GIVEN PROBLEM.
Starting at the line that contains "Write the seaborn" and stopping at the line that contains "ax.tick_params(axis='x', length=0, pad=6)", repeat every line exactly, the two end lines included, and nothing else.

** start SOURCE RECORDS **

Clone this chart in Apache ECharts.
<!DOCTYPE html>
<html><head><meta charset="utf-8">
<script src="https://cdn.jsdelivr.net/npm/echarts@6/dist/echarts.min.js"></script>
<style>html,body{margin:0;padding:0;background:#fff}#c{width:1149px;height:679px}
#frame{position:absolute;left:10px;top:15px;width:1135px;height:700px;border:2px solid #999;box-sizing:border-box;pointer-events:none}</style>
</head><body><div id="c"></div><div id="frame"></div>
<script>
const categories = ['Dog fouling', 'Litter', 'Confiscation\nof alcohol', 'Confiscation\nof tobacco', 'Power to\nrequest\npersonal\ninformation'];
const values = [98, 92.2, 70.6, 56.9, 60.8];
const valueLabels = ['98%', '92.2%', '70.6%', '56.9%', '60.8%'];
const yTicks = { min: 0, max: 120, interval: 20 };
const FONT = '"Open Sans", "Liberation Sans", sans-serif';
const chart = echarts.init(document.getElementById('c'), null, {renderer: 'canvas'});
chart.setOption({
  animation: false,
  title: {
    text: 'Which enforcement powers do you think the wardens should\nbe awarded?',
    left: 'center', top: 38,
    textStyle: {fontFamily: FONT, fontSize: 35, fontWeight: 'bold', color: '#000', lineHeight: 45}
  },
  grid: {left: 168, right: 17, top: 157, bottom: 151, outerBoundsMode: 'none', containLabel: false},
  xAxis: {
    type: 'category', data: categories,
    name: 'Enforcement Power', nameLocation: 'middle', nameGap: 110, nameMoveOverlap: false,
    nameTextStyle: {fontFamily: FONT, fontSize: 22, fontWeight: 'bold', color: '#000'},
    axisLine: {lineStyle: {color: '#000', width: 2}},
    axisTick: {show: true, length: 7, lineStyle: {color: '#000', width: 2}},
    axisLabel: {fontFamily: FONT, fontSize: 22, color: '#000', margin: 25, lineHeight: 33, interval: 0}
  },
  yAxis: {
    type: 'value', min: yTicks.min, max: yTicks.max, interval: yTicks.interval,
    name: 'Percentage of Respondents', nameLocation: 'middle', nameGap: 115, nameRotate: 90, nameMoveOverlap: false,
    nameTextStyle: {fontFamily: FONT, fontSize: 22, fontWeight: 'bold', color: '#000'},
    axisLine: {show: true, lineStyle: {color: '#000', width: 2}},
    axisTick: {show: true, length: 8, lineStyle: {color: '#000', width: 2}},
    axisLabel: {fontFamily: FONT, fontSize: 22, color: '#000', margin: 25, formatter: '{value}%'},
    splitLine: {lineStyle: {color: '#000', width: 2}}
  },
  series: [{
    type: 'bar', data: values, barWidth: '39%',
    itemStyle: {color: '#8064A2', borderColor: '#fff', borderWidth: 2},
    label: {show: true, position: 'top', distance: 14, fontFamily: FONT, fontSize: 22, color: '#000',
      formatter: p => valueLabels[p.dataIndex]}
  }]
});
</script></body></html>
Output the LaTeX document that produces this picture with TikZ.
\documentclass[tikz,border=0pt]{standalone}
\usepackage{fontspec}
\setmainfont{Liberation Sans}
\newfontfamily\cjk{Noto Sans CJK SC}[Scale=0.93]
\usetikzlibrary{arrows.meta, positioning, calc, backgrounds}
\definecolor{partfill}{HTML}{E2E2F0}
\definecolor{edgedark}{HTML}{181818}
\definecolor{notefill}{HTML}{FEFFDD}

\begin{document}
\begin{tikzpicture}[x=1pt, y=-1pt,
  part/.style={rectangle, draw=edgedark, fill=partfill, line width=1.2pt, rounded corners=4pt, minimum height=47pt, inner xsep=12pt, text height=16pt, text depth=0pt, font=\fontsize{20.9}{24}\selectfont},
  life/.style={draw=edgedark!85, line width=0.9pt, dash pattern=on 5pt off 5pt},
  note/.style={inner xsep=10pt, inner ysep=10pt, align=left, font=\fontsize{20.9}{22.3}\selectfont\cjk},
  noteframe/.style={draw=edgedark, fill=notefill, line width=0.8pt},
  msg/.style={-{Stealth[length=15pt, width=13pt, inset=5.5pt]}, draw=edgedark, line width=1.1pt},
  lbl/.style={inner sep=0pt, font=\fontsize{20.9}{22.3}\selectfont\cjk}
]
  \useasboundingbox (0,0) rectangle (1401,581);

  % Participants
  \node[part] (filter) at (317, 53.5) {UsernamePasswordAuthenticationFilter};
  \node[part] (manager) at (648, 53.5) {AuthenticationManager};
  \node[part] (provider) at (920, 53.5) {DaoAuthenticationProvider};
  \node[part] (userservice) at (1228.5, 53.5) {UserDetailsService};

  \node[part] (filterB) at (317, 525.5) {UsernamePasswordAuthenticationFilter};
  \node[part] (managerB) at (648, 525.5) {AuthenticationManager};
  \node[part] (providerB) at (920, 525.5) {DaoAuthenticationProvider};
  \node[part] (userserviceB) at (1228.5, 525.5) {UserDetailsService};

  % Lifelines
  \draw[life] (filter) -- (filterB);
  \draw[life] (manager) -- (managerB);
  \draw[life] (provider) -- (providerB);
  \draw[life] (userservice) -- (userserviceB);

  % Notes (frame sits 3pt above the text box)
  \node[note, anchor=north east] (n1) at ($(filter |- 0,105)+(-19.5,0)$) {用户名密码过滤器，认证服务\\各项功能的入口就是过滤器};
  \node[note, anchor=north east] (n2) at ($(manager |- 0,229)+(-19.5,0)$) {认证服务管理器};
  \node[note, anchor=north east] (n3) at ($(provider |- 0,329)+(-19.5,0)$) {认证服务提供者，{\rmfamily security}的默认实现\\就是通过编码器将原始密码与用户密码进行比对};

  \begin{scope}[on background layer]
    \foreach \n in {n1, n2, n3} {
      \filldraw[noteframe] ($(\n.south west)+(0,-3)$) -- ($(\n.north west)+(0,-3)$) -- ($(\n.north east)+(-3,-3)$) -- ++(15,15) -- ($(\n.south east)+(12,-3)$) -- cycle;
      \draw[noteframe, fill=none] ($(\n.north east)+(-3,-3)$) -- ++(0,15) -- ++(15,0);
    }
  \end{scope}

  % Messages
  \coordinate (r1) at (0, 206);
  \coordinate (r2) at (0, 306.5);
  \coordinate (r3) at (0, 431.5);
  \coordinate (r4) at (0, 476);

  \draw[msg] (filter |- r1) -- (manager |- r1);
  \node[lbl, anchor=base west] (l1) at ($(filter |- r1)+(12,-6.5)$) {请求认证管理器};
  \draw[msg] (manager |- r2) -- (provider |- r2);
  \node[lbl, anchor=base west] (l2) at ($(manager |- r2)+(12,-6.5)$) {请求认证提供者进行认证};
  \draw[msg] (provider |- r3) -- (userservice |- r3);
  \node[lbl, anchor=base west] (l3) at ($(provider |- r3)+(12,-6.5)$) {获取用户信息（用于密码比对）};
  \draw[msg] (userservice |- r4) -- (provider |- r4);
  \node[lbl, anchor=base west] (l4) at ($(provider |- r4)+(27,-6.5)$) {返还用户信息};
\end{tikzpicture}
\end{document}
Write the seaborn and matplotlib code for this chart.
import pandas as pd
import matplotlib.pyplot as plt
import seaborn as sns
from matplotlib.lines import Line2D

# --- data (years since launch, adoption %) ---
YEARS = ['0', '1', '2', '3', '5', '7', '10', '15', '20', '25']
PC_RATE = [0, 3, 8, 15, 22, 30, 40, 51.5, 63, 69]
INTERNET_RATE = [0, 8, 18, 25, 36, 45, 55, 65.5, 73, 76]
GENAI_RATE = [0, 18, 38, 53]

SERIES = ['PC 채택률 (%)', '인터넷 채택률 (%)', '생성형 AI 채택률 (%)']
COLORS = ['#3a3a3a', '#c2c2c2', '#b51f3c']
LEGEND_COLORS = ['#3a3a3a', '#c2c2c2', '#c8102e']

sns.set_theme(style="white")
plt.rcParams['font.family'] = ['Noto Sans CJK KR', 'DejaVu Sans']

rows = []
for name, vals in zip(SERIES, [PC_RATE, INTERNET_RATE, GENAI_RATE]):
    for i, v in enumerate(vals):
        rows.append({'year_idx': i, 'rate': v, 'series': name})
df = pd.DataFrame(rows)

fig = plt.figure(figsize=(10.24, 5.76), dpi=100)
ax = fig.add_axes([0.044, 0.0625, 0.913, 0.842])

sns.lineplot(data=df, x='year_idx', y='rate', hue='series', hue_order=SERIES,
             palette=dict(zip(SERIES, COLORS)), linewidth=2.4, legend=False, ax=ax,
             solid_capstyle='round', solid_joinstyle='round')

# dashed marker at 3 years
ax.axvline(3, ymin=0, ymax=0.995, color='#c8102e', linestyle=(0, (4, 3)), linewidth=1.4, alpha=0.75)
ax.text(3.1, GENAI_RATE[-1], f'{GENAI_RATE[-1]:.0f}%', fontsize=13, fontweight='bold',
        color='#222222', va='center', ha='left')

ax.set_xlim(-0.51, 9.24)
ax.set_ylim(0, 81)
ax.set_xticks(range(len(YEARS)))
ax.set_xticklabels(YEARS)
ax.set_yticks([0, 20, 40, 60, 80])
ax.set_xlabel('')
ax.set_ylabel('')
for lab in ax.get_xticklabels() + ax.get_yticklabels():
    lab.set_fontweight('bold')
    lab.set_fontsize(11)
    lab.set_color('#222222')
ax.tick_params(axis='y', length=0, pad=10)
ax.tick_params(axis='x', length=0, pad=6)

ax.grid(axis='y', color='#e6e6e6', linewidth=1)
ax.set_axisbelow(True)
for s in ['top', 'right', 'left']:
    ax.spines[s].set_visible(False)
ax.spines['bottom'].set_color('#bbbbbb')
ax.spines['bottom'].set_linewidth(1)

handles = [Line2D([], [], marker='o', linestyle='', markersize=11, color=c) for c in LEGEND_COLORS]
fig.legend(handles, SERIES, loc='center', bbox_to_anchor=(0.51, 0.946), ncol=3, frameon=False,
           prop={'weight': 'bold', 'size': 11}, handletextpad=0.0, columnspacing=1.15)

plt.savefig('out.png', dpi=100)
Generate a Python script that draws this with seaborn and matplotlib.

** end SOURCE RECORDS **

EXERCISE RESPONSE.
Write the seaborn and matplotlib code for this chart.
import pandas as pd
import matplotlib.pyplot as plt
import seaborn as sns
from matplotlib.lines import Line2D

# --- data (years since launch, adoption %) ---
YEARS = ['0', '1', '2', '3', '5', '7', '10', '15', '20', '25']
PC_RATE = [0, 3, 8, 15, 22, 30, 40, 51.5, 63, 69]
INTERNET_RATE = [0, 8, 18, 25, 36, 45, 55, 65.5, 73, 76]
GENAI_RATE = [0, 18, 38, 53]

SERIES = ['PC 채택률 (%)', '인터넷 채택률 (%)', '생성형 AI 채택률 (%)']
COLORS = ['#3a3a3a', '#c2c2c2', '#b51f3c']
LEGEND_COLORS = ['#3a3a3a', '#c2c2c2', '#c8102e']

sns.set_theme(style="white")
plt.rcParams['font.family'] = ['Noto Sans CJK KR', 'DejaVu Sans']

rows = []
for name, vals in zip(SERIES, [PC_RATE, INTERNET_RATE, GENAI_RATE]):
    for i, v in enumerate(vals):
        rows.append({'year_idx': i, 'rate': v, 'series': name})
df = pd.DataFrame(rows)

fig = plt.figure(figsize=(10.24, 5.76), dpi=100)
ax = fig.add_axes([0.044, 0.0625, 0.913, 0.842])

sns.lineplot(data=df, x='year_idx', y='rate', hue='series', hue_order=SERIES,
             palette=dict(zip(SERIES, COLORS)), linewidth=2.4, legend=False, ax=ax,
             solid_capstyle='round', solid_joinstyle='round')

# dashed marker at 3 years
ax.axvline(3, ymin=0, ymax=0.995, color='#c8102e', linestyle=(0, (4, 3)), linewidth=1.4, alpha=0.75)
ax.text(3.1, GENAI_RATE[-1], f'{GENAI_RATE[-1]:.0f}%', fontsize=13, fontweight='bold',
        color='#222222', va='center', ha='left')

ax.set_xlim(-0.51, 9.24)
ax.set_ylim(0, 81)
ax.set_xticks(range(len(YEARS)))
ax.set_xticklabels(YEARS)
ax.set_yticks([0, 20, 40, 60, 80])
ax.set_xlabel('')
ax.set_ylabel('')
for lab in ax.get_xticklabels() + ax.get_yticklabels():
    lab.set_fontweight('bold')
    lab.set_fontsize(11)
    lab.set_color('#222222')
ax.tick_params(axis='y', length=0, pad=10)
ax.tick_params(axis='x', length=0, pad=6)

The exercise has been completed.